*DIRECTIVE*
Pull out every line with the word "that".

*THE RECORDS*
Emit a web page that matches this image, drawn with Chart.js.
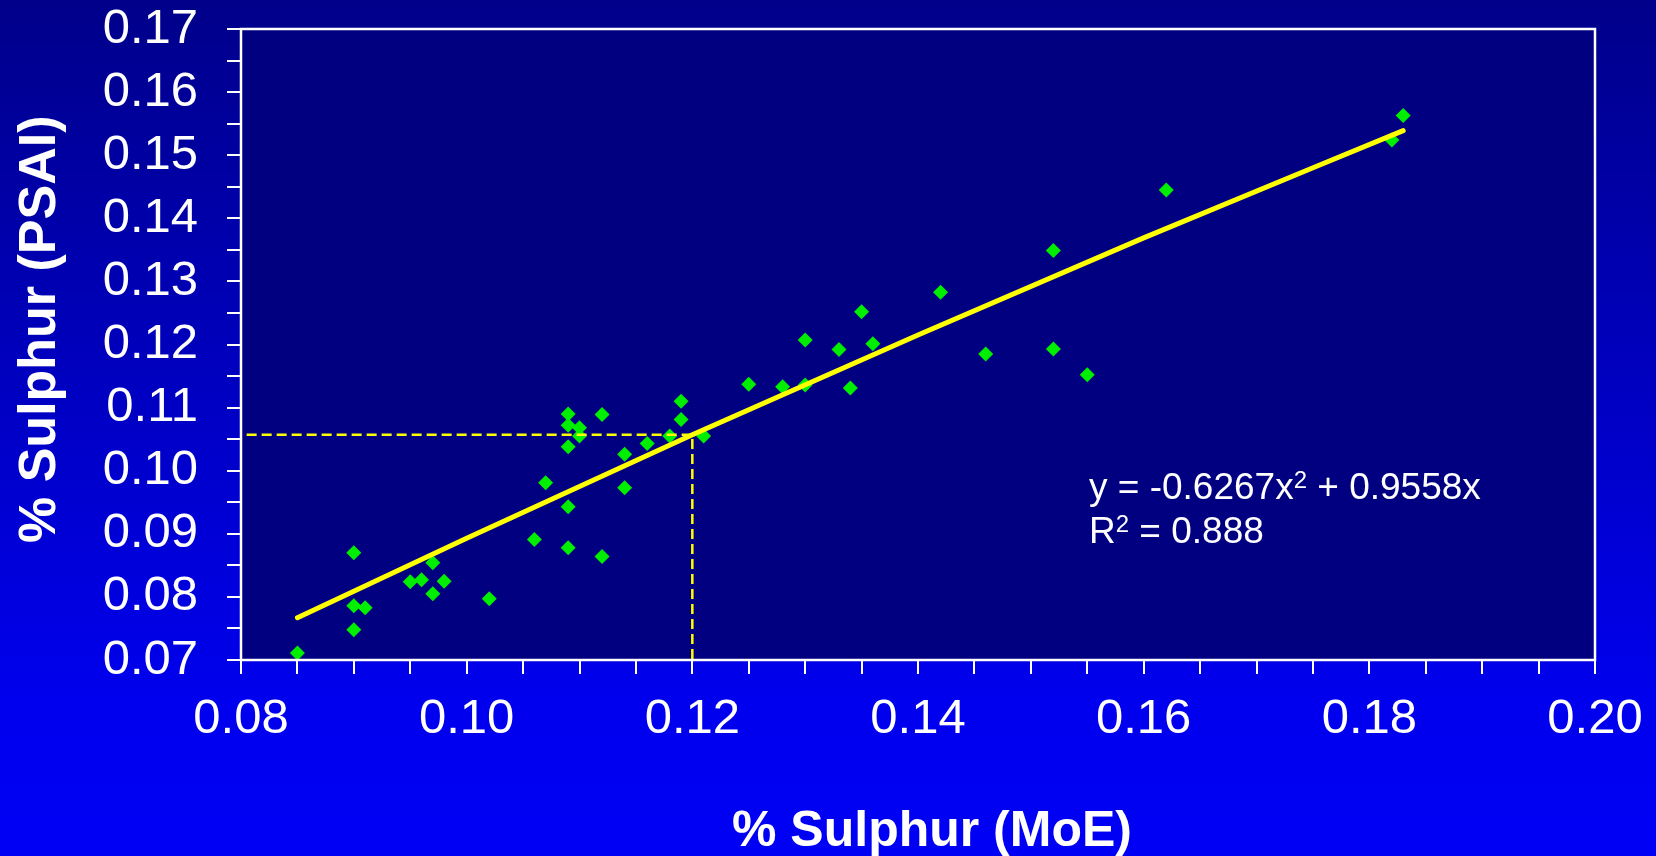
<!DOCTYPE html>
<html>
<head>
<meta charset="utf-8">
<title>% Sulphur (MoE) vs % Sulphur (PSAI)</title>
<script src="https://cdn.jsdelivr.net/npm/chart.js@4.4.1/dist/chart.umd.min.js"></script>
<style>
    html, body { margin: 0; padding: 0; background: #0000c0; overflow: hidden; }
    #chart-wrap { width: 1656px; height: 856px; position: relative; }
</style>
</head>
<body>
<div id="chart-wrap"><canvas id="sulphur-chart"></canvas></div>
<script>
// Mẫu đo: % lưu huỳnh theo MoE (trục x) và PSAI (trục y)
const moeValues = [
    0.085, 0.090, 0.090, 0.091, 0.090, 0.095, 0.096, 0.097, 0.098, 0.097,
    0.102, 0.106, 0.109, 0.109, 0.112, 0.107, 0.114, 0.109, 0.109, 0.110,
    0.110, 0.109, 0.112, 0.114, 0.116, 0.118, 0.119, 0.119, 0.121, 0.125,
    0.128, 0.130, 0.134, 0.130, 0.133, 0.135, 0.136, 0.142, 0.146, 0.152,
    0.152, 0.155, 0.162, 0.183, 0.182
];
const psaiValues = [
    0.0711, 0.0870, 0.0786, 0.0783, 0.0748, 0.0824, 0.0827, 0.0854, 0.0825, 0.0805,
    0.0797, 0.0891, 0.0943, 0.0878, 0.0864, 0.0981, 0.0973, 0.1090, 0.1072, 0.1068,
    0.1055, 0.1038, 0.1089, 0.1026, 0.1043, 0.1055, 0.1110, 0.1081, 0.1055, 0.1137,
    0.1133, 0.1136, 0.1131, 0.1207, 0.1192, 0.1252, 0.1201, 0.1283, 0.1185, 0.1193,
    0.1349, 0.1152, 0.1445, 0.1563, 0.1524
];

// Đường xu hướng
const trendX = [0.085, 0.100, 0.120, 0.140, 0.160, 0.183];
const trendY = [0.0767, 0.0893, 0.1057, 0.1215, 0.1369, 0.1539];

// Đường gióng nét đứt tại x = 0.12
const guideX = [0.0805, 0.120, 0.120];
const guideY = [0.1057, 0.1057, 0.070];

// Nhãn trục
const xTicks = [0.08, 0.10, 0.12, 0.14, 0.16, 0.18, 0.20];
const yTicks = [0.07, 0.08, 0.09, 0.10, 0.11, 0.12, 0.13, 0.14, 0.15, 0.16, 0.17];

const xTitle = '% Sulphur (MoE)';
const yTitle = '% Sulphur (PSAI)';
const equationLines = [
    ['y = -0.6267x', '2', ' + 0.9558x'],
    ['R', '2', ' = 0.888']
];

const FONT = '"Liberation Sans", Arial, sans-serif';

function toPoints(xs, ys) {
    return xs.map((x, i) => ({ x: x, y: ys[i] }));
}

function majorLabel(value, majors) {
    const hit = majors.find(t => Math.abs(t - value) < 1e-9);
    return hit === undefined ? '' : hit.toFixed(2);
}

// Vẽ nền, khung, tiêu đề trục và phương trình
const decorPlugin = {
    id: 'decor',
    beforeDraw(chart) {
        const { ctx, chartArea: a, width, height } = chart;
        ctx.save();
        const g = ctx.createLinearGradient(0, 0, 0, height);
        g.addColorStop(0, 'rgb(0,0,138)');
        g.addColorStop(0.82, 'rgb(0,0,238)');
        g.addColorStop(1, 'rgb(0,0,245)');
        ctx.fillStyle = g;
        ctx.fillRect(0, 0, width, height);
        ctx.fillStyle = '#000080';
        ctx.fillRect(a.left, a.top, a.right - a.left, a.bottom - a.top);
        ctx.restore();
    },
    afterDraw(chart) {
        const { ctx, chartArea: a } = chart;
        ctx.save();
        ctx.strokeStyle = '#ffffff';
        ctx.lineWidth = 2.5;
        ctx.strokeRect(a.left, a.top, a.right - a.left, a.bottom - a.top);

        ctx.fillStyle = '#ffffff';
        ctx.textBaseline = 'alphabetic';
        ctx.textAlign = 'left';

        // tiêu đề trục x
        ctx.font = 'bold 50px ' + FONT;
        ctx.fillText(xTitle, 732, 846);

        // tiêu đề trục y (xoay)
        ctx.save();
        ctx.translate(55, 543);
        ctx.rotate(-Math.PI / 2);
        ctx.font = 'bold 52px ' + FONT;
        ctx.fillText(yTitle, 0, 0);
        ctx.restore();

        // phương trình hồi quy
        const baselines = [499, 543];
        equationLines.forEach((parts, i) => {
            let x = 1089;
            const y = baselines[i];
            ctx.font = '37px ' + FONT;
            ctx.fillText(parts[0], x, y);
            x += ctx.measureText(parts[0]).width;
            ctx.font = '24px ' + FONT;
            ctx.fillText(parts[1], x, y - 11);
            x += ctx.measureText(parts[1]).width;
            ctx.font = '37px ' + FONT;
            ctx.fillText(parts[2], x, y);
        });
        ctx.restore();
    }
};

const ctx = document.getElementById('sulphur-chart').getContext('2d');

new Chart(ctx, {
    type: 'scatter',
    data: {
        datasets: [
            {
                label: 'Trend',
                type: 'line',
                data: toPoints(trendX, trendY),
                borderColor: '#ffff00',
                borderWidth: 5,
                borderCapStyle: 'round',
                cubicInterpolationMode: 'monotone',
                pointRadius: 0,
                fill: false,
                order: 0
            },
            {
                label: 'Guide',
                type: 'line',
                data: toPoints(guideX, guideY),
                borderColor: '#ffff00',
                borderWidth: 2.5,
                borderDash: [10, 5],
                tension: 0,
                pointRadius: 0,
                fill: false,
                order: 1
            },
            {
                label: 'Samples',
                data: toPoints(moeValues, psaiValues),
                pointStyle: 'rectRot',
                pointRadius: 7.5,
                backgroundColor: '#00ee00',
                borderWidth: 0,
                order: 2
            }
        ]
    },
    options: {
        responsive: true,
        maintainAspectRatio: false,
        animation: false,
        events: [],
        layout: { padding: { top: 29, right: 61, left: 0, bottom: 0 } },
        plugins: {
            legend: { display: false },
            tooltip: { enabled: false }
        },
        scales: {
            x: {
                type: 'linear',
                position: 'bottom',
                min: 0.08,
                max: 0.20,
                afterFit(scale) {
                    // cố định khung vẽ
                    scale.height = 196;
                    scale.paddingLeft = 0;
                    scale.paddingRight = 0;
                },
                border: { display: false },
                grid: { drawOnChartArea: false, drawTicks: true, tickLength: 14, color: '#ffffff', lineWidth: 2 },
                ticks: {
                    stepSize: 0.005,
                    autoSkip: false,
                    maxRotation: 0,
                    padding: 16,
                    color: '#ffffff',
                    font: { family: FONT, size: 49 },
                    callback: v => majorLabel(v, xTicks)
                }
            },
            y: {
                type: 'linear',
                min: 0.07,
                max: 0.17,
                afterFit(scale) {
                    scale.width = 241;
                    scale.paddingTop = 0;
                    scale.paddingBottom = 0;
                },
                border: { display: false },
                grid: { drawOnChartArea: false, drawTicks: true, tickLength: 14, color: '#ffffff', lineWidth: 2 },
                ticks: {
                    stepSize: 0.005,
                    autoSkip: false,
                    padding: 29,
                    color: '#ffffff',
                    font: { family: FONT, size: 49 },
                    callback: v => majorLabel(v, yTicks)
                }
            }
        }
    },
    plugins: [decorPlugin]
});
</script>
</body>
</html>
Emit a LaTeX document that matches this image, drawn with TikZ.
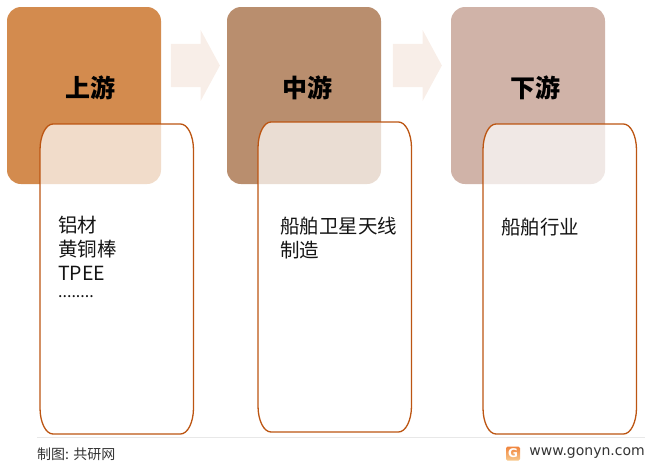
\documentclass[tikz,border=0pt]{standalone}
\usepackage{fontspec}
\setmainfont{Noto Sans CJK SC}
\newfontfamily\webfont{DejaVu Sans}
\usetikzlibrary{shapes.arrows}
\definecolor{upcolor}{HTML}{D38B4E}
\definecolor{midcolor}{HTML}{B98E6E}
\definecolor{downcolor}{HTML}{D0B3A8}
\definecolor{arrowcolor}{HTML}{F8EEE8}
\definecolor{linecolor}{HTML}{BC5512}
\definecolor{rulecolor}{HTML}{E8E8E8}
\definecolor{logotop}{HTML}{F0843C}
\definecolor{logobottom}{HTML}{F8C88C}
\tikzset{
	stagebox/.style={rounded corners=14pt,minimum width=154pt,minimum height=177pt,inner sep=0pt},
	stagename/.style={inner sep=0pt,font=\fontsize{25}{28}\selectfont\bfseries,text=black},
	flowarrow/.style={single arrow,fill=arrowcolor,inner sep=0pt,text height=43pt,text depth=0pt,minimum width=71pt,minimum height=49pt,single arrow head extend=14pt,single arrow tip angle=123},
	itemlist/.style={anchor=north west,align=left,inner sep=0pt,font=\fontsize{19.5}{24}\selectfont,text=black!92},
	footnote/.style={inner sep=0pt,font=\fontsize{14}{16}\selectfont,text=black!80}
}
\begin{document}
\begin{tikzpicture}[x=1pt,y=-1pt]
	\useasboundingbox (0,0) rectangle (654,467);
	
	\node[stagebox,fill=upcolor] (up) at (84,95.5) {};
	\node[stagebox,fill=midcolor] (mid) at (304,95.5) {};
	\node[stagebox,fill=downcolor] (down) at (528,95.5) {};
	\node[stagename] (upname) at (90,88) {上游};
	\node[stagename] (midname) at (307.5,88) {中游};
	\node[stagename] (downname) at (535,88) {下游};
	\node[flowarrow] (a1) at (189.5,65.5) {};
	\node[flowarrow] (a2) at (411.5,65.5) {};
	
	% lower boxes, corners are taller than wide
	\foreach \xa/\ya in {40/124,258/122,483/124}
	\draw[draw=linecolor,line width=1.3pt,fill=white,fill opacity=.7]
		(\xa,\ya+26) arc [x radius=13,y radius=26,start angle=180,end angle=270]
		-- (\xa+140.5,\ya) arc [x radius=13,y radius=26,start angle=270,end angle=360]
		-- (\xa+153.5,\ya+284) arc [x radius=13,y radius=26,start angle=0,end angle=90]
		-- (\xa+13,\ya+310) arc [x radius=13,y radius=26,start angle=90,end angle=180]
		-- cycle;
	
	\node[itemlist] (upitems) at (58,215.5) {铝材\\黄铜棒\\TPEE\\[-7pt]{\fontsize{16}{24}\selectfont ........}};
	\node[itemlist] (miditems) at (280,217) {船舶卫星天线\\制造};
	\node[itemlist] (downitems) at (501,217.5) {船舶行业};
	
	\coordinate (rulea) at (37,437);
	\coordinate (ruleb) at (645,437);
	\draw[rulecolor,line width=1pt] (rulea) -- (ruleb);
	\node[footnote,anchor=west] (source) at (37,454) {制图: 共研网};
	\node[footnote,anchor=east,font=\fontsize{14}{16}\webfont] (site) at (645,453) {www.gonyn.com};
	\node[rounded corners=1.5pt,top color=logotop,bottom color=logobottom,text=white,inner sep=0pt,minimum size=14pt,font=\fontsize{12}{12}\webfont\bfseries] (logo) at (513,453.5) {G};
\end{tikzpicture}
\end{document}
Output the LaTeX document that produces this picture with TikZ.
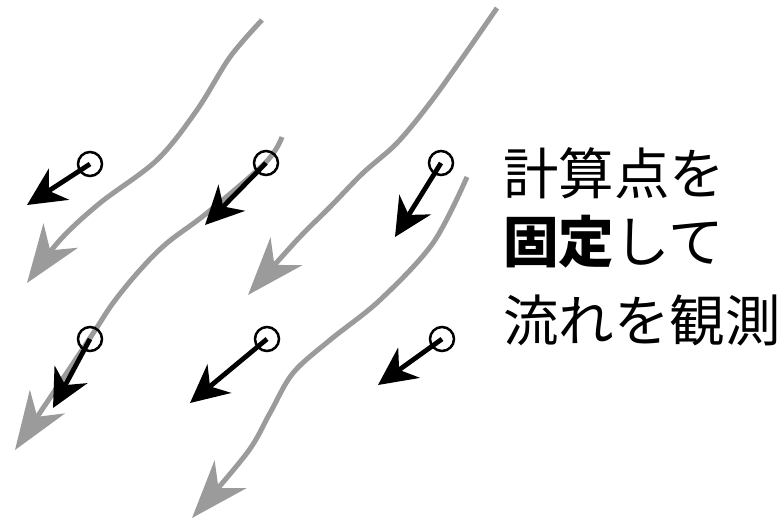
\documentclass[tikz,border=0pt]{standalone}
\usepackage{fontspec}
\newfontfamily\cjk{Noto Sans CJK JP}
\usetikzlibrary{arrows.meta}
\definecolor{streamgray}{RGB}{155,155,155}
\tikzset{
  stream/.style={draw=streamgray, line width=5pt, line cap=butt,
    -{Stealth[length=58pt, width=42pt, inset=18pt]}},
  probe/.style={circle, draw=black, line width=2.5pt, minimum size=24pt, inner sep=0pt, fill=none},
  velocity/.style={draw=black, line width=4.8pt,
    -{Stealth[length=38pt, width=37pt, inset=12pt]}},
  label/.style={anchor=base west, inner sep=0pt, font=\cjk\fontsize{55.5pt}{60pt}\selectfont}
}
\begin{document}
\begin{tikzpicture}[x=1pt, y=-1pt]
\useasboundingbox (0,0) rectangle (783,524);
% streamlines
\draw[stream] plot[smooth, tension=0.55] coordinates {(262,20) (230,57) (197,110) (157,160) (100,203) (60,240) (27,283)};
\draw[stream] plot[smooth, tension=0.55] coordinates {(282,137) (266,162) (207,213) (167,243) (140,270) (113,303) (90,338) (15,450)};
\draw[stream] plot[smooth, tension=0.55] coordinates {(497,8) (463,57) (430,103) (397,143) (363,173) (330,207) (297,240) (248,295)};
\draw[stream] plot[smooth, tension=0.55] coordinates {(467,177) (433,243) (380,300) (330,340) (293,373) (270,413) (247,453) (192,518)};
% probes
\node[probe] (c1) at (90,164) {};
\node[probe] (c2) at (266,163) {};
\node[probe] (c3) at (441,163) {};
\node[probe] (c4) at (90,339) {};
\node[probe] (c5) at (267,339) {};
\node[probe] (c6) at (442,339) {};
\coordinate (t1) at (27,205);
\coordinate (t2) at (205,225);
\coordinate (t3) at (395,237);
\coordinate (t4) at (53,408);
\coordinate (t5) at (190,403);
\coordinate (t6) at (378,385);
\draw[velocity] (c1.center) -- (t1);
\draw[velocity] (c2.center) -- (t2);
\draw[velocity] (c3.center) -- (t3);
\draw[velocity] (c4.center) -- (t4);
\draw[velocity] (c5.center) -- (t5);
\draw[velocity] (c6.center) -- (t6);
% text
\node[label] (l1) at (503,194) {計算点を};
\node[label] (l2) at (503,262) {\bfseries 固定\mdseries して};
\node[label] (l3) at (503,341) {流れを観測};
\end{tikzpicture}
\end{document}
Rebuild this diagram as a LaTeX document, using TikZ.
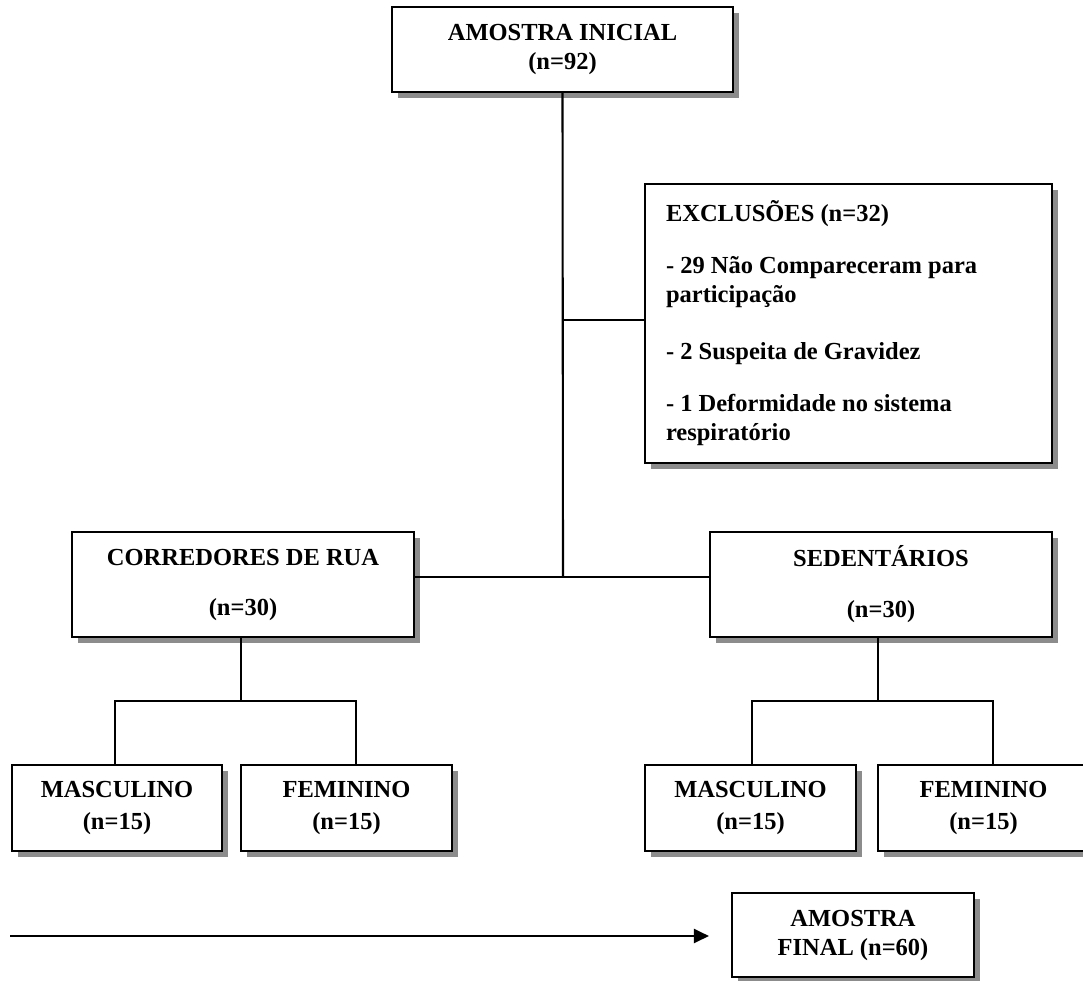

*SOLUTION*
Emit a web page that matches this image, drawn with Chart.js.
Emit a LaTeX document that matches this image, drawn with TikZ.
Output the LaTeX document that produces this picture with TikZ.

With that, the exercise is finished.